Given material
begin

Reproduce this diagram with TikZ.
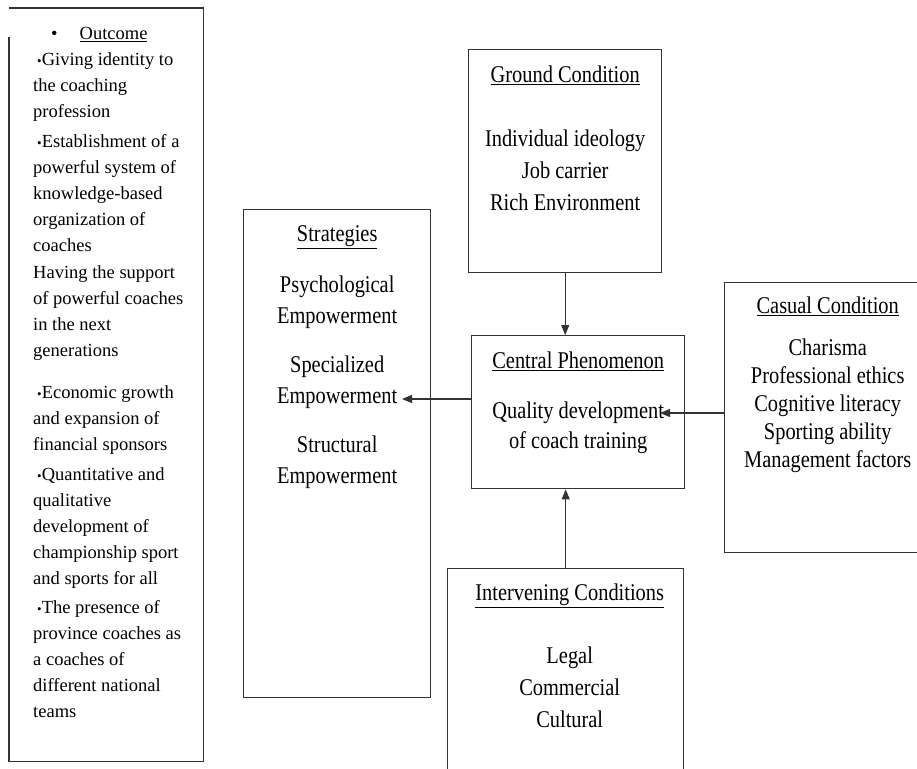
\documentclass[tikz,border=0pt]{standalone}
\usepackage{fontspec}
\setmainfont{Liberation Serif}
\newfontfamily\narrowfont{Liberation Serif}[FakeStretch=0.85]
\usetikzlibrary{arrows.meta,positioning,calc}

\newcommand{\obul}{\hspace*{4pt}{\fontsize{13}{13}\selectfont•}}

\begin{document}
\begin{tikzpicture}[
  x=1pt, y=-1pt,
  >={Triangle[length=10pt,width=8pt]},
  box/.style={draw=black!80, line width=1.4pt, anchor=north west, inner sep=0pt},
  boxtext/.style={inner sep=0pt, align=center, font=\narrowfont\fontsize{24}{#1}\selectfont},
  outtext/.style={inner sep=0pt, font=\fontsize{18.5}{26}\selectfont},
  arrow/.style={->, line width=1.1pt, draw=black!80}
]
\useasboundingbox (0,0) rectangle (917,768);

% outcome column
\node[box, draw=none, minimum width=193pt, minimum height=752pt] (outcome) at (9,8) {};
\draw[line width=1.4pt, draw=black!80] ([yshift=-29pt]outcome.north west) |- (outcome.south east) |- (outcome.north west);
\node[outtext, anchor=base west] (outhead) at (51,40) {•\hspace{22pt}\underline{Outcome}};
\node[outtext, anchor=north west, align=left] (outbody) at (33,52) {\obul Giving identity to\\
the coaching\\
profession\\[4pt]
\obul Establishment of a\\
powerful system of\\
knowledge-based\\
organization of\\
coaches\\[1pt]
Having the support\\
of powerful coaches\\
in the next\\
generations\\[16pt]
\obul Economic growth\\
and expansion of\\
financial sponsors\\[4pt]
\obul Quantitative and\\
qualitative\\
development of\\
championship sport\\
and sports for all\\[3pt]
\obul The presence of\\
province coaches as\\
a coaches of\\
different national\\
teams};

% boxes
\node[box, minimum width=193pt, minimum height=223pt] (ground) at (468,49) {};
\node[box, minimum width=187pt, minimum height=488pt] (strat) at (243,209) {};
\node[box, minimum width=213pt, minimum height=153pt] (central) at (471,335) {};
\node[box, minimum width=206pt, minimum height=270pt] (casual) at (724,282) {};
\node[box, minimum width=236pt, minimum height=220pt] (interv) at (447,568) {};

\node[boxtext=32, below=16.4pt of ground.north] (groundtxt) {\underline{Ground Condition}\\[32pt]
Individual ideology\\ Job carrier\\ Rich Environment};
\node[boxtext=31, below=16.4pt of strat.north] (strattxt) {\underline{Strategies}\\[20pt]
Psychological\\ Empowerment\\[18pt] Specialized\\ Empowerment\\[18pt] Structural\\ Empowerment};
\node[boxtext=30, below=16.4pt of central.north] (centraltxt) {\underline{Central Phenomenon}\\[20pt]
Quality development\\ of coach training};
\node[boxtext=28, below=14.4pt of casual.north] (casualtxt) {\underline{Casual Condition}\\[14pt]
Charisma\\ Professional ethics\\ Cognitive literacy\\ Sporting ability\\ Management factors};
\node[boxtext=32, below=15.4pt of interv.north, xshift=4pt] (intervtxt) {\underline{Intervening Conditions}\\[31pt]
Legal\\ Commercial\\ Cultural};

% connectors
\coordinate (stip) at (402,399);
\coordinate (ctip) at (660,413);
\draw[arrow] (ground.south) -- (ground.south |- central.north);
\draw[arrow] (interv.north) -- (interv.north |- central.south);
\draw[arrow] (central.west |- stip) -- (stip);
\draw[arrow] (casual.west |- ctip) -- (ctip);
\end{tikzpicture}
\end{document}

end

Stated problem
Reproduce the data verbatim. Do not carry any picture into the copy.

Exercise answer
Reproduce this diagram with TikZ.
\documentclass[tikz,border=0pt]{standalone}
\usepackage{fontspec}
\setmainfont{Liberation Serif}
\newfontfamily\narrowfont{Liberation Serif}[FakeStretch=0.85]
\usetikzlibrary{arrows.meta,positioning,calc}

\newcommand{\obul}{\hspace*{4pt}{\fontsize{13}{13}\selectfont•}}

\begin{document}
\begin{tikzpicture}[
  x=1pt, y=-1pt,
  >={Triangle[length=10pt,width=8pt]},
  box/.style={draw=black!80, line width=1.4pt, anchor=north west, inner sep=0pt},
  boxtext/.style={inner sep=0pt, align=center, font=\narrowfont\fontsize{24}{#1}\selectfont},
  outtext/.style={inner sep=0pt, font=\fontsize{18.5}{26}\selectfont},
  arrow/.style={->, line width=1.1pt, draw=black!80}
]
\useasboundingbox (0,0) rectangle (917,768);

% outcome column
\node[box, draw=none, minimum width=193pt, minimum height=752pt] (outcome) at (9,8) {};
\draw[line width=1.4pt, draw=black!80] ([yshift=-29pt]outcome.north west) |- (outcome.south east) |- (outcome.north west);
\node[outtext, anchor=base west] (outhead) at (51,40) {•\hspace{22pt}\underline{Outcome}};
\node[outtext, anchor=north west, align=left] (outbody) at (33,52) {\obul Giving identity to\\
the coaching\\
profession\\[4pt]
\obul Establishment of a\\
powerful system of\\
knowledge-based\\
organization of\\
coaches\\[1pt]
Having the support\\
of powerful coaches\\
in the next\\
generations\\[16pt]
\obul Economic growth\\
and expansion of\\
financial sponsors\\[4pt]
\obul Quantitative and\\
qualitative\\
development of\\
championship sport\\
and sports for all\\[3pt]
\obul The presence of\\
province coaches as\\
a coaches of\\
different national\\
teams};

% boxes
\node[box, minimum width=193pt, minimum height=223pt] (ground) at (468,49) {};
\node[box, minimum width=187pt, minimum height=488pt] (strat) at (243,209) {};
\node[box, minimum width=213pt, minimum height=153pt] (central) at (471,335) {};
\node[box, minimum width=206pt, minimum height=270pt] (casual) at (724,282) {};
\node[box, minimum width=236pt, minimum height=220pt] (interv) at (447,568) {};

\node[boxtext=32, below=16.4pt of ground.north] (groundtxt) {\underline{Ground Condition}\\[32pt]
Individual ideology\\ Job carrier\\ Rich Environment};
\node[boxtext=31, below=16.4pt of strat.north] (strattxt) {\underline{Strategies}\\[20pt]
Psychological\\ Empowerment\\[18pt] Specialized\\ Empowerment\\[18pt] Structural\\ Empowerment};
\node[boxtext=30, below=16.4pt of central.north] (centraltxt) {\underline{Central Phenomenon}\\[20pt]
Quality development\\ of coach training};
\node[boxtext=28, below=14.4pt of casual.north] (casualtxt) {\underline{Casual Condition}\\[14pt]
Charisma\\ Professional ethics\\ Cognitive literacy\\ Sporting ability\\ Management factors};
\node[boxtext=32, below=15.4pt of interv.north, xshift=4pt] (intervtxt) {\underline{Intervening Conditions}\\[31pt]
Legal\\ Commercial\\ Cultural};

% connectors
\coordinate (stip) at (402,399);
\coordinate (ctip) at (660,413);
\draw[arrow] (ground.south) -- (ground.south |- central.north);
\draw[arrow] (interv.north) -- (interv.north |- central.south);
\draw[arrow] (central.west |- stip) -- (stip);
\draw[arrow] (casual.west |- ctip) -- (ctip);
\end{tikzpicture}
\end{document}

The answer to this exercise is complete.